The stormwater system, which handles discharge into the back swamps, will route water through junction boxes, retention ponds and fabric filters to capture the pellets, Parks said.

"FG will do its part to minimize and prevent plastic materials from the facility from entering the waterways of Louisiana," Parks said, noting that Formosa Plastics is part of an alliance to end plastic waste.

Judge Hoyt's ruling followed a weeklong civil trial in Victoria, Texas, in late March. Formosa declined to comment on the ruling.

Volunteers and experts working with the plaintiffs, San Antonio Bay Estuarine Waterkeeper and retired local shrimper and environmental activist S. Diane Wilson, presented Hoyt with daily accounting of the discharges and analysis showing it traced back to Formosa's discharge pipes. 

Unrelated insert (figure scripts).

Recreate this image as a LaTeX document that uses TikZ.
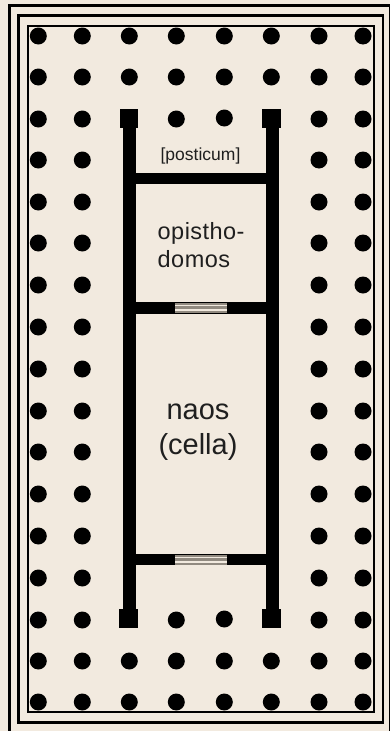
\documentclass[tikz,border=0pt]{standalone}
\usepackage{fontspec}
\setmainfont{Liberation Sans}
\newfontfamily\spaced[LetterSpace=2]{Liberation Sans}
\definecolor{paper}{HTML}{F2EADF}
\definecolor{doorline}{HTML}{918A80}
\tikzset{
  column/.style={fill=black,draw=none},
  wall/.style={fill=black,draw=none},
  frameline/.style={draw=black,fill=none,line join=miter},
  roomlabel/.style={text=black!88,inner sep=0pt}
}
\begin{document}
\begin{tikzpicture}[x=1pt,y=-1pt]
\useasboundingbox (0,0) rectangle (390,731);
\fill[paper] (0,0) rectangle (390,731);
% frame
\draw[frameline,line width=3.4pt] (9.2,5.3) rectangle (390.5,735);
\draw[frameline,line width=2.8pt] (18.3,15.5) rectangle (383,722.2);
\draw[frameline,line width=2pt] (27.8,25.5) rectangle (374.2,712);
% columns
\foreach \y in {36,77,119,160,202,243,285,327,369,411,452,494,536,578,620,661,702}{
  \foreach \x in {38.3,82.3,319,363}{
    \fill[column] (\x,\y) circle (8.5);
  }
}
\foreach \y in {36,77,661,702}{
  \foreach \x in {129.3,176.3,224.3,271.3}{
    \fill[column] (\x,\y) circle (8.5);
  }
}
\foreach \x/\y in {176.3/119,224.3/118,176.3/620,224.3/619}{
  \fill[column] (\x,\y) circle (8.5);
}
% walls
\fill[wall] (123.3,118) rectangle (135.7,620);
\fill[wall] (266,118) rectangle (279,620);
\fill[wall] (119.5,109) rectangle (138,128);
\fill[wall] (262,109) rectangle (281,128);
\fill[wall] (119,609) rectangle (138,628);
\fill[wall] (262,609) rectangle (281,628);
\fill[wall] (130,172.5) rectangle (272,184);
\fill[wall] (130,302) rectangle (272,314);
\fill[wall] (130,554) rectangle (272,565);
% doors
\foreach \y in {302.5,554.5}{
  \fill[paper] (175,\y) rectangle (227,\y+10.5);
  \draw[doorline,line width=2pt] (175,\y+1) -- (227,\y+1);
  \draw[doorline,line width=3pt] (175,\y+5.2) -- (227,\y+5.2);
  \draw[doorline,line width=2pt] (175,\y+9.5) -- (227,\y+9.5);
}
% labels
\node[roomlabel,font=\fontsize{17.5}{20}\selectfont,anchor=base] (posticum) at (200.5,160) {[posticum]};
\node[roomlabel,font=\spaced\fontsize{23.5}{28}\selectfont,anchor=base west] (opistho) at (157.5,239.5) {opistho-};
\node[roomlabel,font=\spaced\fontsize{23.5}{28}\selectfont,anchor=base west] (domos) at (157.5,267.5) {domos};
\node[roomlabel,font=\fontsize{29}{36}\selectfont,anchor=base] (naos) at (198,419.5) {naos};
\node[roomlabel,font=\fontsize{29}{36}\selectfont,anchor=base] (cella) at (198,454.5) {(cella)};
\end{tikzpicture}
\end{document}
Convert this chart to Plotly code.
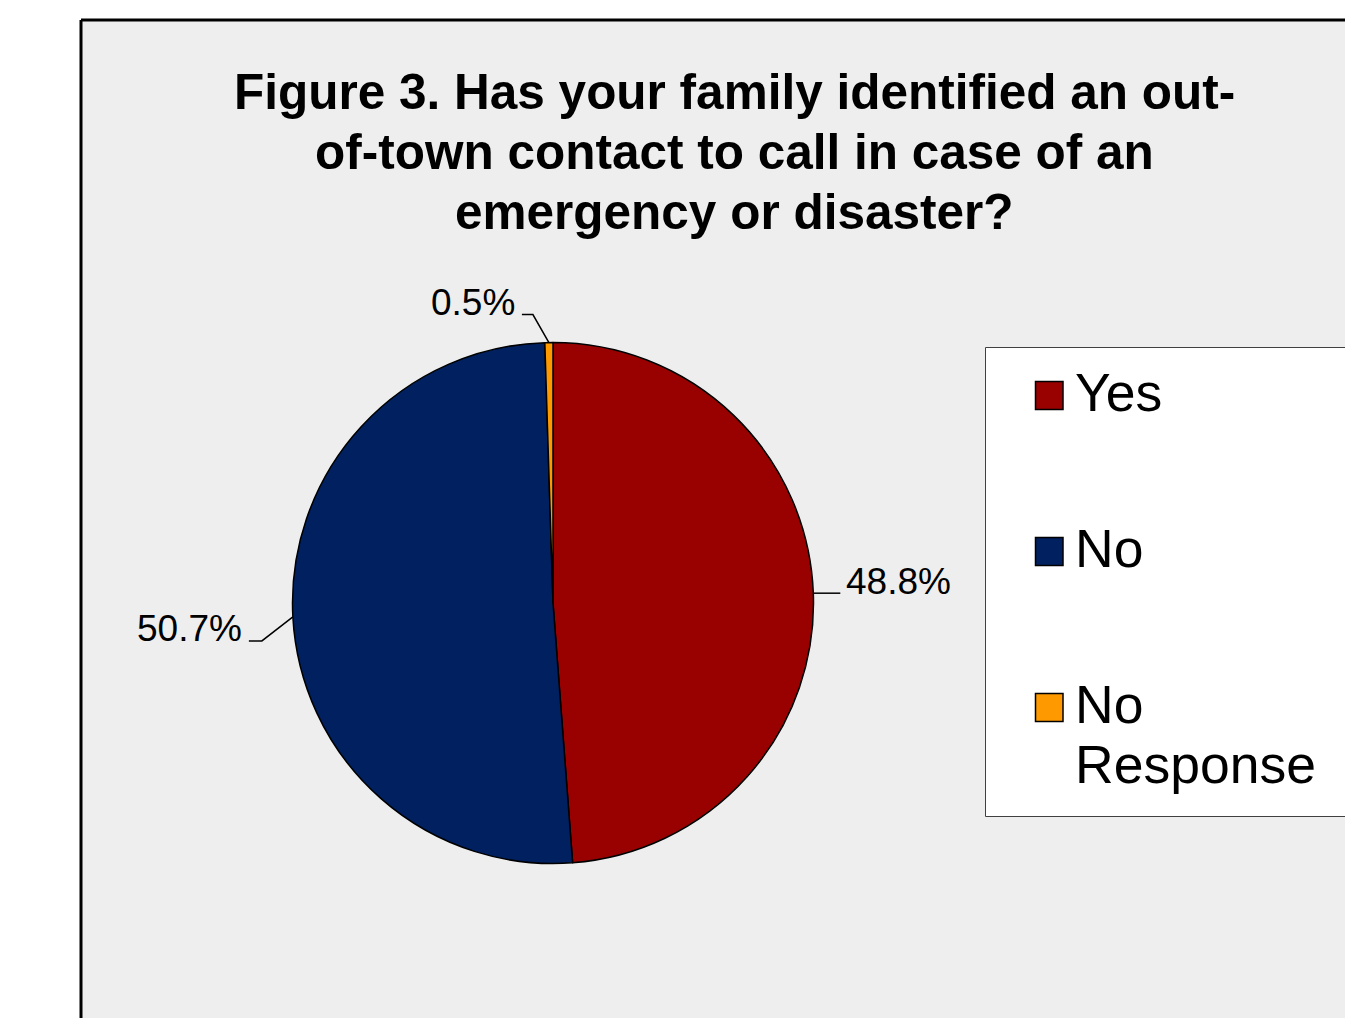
import math
import plotly.graph_objects as go

W, H = 1345, 1018

# ---- data ----
categories = ["Yes", "No", "No Response"]
values = [48.8, 50.7, 0.5]
colors = ["#990000", "#002060", "#FF9900"]
title_lines = [
    "Figure 3. Has your family identified an out-",
    "of-town contact to call in case of an",
    "emergency or disaster?",
]

FONT = "Liberation Sans, Arial, Helvetica, sans-serif"


def px(x):
    return x / W


def py(y):
    return 1 - y / H


# ---- layout geometry (pixels) ----
CX, CY, R = 553, 603, 260.5
LABEL_SIZE = 37
LEGEND_SIZE = 53.5
TITLE_SIZE = 49.5
FAR_X, FAR_Y = 1500, 1200
# per-slice leader layout: (kink dx, kink dy, side, horizontal length)
leader_layout = [(0, 0, 1, 27), (-31, 24, -1, 13), (-16, -28, -1, 11)]

fig = go.Figure(
    go.Pie(
        labels=categories,
        values=values,
        sort=False,
        direction="clockwise",
        rotation=0,
        marker=dict(colors=colors, line=dict(color="black", width=1.5)),
        textinfo="none",
        hoverinfo="label+percent",
        showlegend=False,
        domain=dict(x=[px(CX - R), px(CX + R)], y=[py(CY + R), py(CY - R)]),
    )
)

shapes = []
annotations = []


def seg(x0, y0, x1, y1, color="black", width=1.0):
    return dict(type="line", xref="paper", yref="paper",
                x0=px(x0), y0=py(y0), x1=px(x1), y1=py(y1),
                line=dict(color=color, width=width), layer="below")


# outer frame (runs off the right and bottom edges)
shapes.append(dict(type="rect", xref="paper", yref="paper",
                   x0=px(81), y0=py(20), x1=px(FAR_X), y1=py(FAR_Y),
                   fillcolor="#EEEEEE", line=dict(width=0), layer="below"))
shapes.append(seg(81, 20, FAR_X, 20, width=3))
shapes.append(seg(81, 20, 81, FAR_Y, width=3))

# title
for i, line in enumerate(title_lines):
    baseline = 109 + 60 * i
    annotations.append(dict(xref="paper", yref="paper", x=px(734), y=py(baseline - 0.35 * TITLE_SIZE),
                            xanchor="center", yanchor="middle", showarrow=False, text=line,
                            font=dict(family=FONT, size=TITLE_SIZE, color="black", weight="bold")))

# pie labels with leader lines
total = sum(values)
cum = 0
for v, (kdx, kdy, side, hlen) in zip(values, leader_layout):
    theta = 2 * math.pi * (cum + v / 2) / total
    cum += v
    ax = CX + R * math.sin(theta)
    ay = CY - R * math.cos(theta)
    kx, ky = ax + kdx, ay + kdy
    ex = kx + side * hlen
    shapes.append(dict(type="path", xref="paper", yref="paper",
                       path=f"M {px(ax)},{py(ay)} L {px(kx)},{py(ky)} L {px(ex)},{py(ky)}",
                       line=dict(color="black", width=1.5)))
    tx = ex + (4 if side > 0 else -5)
    baseline = ky + 1
    annotations.append(dict(xref="paper", yref="paper", x=px(tx), y=py(baseline - 0.35 * LABEL_SIZE),
                            xanchor="left" if side > 0 else "right", yanchor="middle",
                            showarrow=False, text=f"{v / total * 100:.1f}%",
                            font=dict(family=FONT, size=LABEL_SIZE, color="black")))

# legend box (runs off the right edge)
LX0, LY0, LY1 = 985.5, 347.5, 816.5
shapes.append(dict(type="rect", xref="paper", yref="paper",
                   x0=px(LX0), y0=py(LY0), x1=px(FAR_X), y1=py(LY1),
                   fillcolor="white", line=dict(width=0), layer="below"))
shapes.append(seg(LX0, LY0, FAR_X, LY0, color="#404040"))
shapes.append(seg(LX0, LY1, FAR_X, LY1, color="#404040"))
shapes.append(seg(LX0, LY0, LX0, LY1, color="#404040"))

for i, (cat, col) in enumerate(zip(categories, colors)):
    cy = 395.5 + 156 * i
    shapes.append(dict(type="rect", xref="paper", yref="paper",
                       x0=px(1035.5), x1=px(1063), y0=py(cy - 14), y1=py(cy + 14),
                       fillcolor=col, line=dict(color="black", width=1.5)))
    for j, word in enumerate(cat.split(" ")):
        baseline = cy + 16 + 60 * j
        annotations.append(dict(xref="paper", yref="paper", x=px(1073), y=py(baseline - 0.35 * LEGEND_SIZE),
                                xanchor="left", yanchor="middle", showarrow=False, text=word,
                                font=dict(family=FONT, size=LEGEND_SIZE, color="black")))

fig.update_layout(
    width=W, height=H,
    margin=dict(l=0, r=0, t=0, b=0),
    paper_bgcolor="white",
    plot_bgcolor="white",
    shapes=shapes,
    annotations=annotations,
    showlegend=False,
)

fig.write_html(
    "out.html",
    config={"displayModeBar": False},
    post_script="document.body.style.margin='0';document.body.style.overflow='hidden';",
)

Hoyt called the plaintiffs' evidence of those failures undisputed and faulted how Formosa tried to prevent release of the milky white pellets from 13 drainage pipes into Lavaca Bay and Cox Creek for more than three years.

Hoyt recounted in his 21-page ruling company testimony describing how Formosa tried to control pellets and powders at the production source. The company had employees and contractors visually assess and try to capture the pellets as they moved through that plant's drainage ways and treatment systems and even installed booms, nets and other measures. 

None of these procedures were effective, the judge found.

At trial, Formosa didn't dispute it was allowing the pellets into the water but argued its Texas discharge permit allowed the release of unspecified "trace amounts."

Judge Hoyt calculated that under the company's theory of what constitutes a "trace amount," just three of its 13 discharge pipes could legally release 28,060 pellets per day.

Hoyt rejected that explanation and a Formosa expert's contention that the company was in compliance with its pellet management practices.

"His conclusion is illogical," Hoyt wrote. "Formosa cannot be in compliance simply by saying so."

Hoyt also ruled that a $121,875 fine Texas environmental regulators issued against Formosa in January did not make the plaintiffs' civil claims moot but only underscored state regulators' inability to keep the company in compliance. 

Hoyt found the plaintiffs established hundreds of days of violations between early 2016 and this March that are in addition to the violations from mid-2017 that regulators uncovered.

Contacted on Friday night, Wilson, the plaintiff, said Hoyt's ruling represents the culmination of a decade of fighting the company's handling of the pellets, trying to get state regulators to pay attention and finally seeing justice happen.

Wilson said one of her regrets is that she didn't fight the Port Comfort plant more vigorously years ago and suggested Louisiana residents should take a lesson from her experience.

"They do not want them. They do not want this nightmare," Wilson said.